■ **STATED GOAL**:
Extract every line below, verbatim.

# # # #

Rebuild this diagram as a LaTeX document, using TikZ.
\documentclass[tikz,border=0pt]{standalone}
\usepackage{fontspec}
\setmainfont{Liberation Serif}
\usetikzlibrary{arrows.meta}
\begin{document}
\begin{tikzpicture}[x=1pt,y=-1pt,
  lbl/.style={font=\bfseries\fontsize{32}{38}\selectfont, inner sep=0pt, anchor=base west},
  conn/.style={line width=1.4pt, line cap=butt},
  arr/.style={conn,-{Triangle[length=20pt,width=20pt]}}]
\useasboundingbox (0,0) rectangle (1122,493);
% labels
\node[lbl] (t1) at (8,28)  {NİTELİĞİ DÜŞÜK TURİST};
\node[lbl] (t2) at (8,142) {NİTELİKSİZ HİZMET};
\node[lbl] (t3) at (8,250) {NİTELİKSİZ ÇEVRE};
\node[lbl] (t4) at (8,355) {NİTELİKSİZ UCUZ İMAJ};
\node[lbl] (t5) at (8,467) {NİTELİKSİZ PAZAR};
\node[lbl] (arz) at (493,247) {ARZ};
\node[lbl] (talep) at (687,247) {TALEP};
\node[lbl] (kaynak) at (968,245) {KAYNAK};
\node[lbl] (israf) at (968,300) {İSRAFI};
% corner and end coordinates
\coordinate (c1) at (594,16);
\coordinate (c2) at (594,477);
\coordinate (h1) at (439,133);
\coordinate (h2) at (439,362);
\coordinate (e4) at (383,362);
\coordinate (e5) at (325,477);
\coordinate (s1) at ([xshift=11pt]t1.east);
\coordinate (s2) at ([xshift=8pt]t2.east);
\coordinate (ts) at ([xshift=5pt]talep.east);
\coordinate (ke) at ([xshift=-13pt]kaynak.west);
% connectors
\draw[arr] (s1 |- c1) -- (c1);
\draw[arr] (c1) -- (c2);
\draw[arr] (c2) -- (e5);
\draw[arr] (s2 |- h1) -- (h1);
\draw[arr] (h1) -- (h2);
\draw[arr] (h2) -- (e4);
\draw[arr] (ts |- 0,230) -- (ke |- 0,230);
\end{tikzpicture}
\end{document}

# # # #

■ **EXERCISE ANSWER**:
Rebuild this diagram as a LaTeX document, using TikZ.
\documentclass[tikz,border=0pt]{standalone}
\usepackage{fontspec}
\setmainfont{Liberation Serif}
\usetikzlibrary{arrows.meta}
\begin{document}
\begin{tikzpicture}[x=1pt,y=-1pt,
  lbl/.style={font=\bfseries\fontsize{32}{38}\selectfont, inner sep=0pt, anchor=base west},
  conn/.style={line width=1.4pt, line cap=butt},
  arr/.style={conn,-{Triangle[length=20pt,width=20pt]}}]
\useasboundingbox (0,0) rectangle (1122,493);
% labels
\node[lbl] (t1) at (8,28)  {NİTELİĞİ DÜŞÜK TURİST};
\node[lbl] (t2) at (8,142) {NİTELİKSİZ HİZMET};
\node[lbl] (t3) at (8,250) {NİTELİKSİZ ÇEVRE};
\node[lbl] (t4) at (8,355) {NİTELİKSİZ UCUZ İMAJ};
\node[lbl] (t5) at (8,467) {NİTELİKSİZ PAZAR};
\node[lbl] (arz) at (493,247) {ARZ};
\node[lbl] (talep) at (687,247) {TALEP};
\node[lbl] (kaynak) at (968,245) {KAYNAK};
\node[lbl] (israf) at (968,300) {İSRAFI};
% corner and end coordinates
\coordinate (c1) at (594,16);
\coordinate (c2) at (594,477);
\coordinate (h1) at (439,133);
\coordinate (h2) at (439,362);
\coordinate (e4) at (383,362);
\coordinate (e5) at (325,477);
\coordinate (s1) at ([xshift=11pt]t1.east);
\coordinate (s2) at ([xshift=8pt]t2.east);
\coordinate (ts) at ([xshift=5pt]talep.east);
\coordinate (ke) at ([xshift=-13pt]kaynak.west);
% connectors
\draw[arr] (s1 |- c1) -- (c1);
\draw[arr] (c1) -- (c2);
\draw[arr] (c2) -- (e5);
\draw[arr] (s2 |- h1) -- (h1);
\draw[arr] (h1) -- (h2);
\draw[arr] (h2) -- (e4);
\draw[arr] (ts |- 0,230) -- (ke |- 0,230);
\end{tikzpicture}
\end{document}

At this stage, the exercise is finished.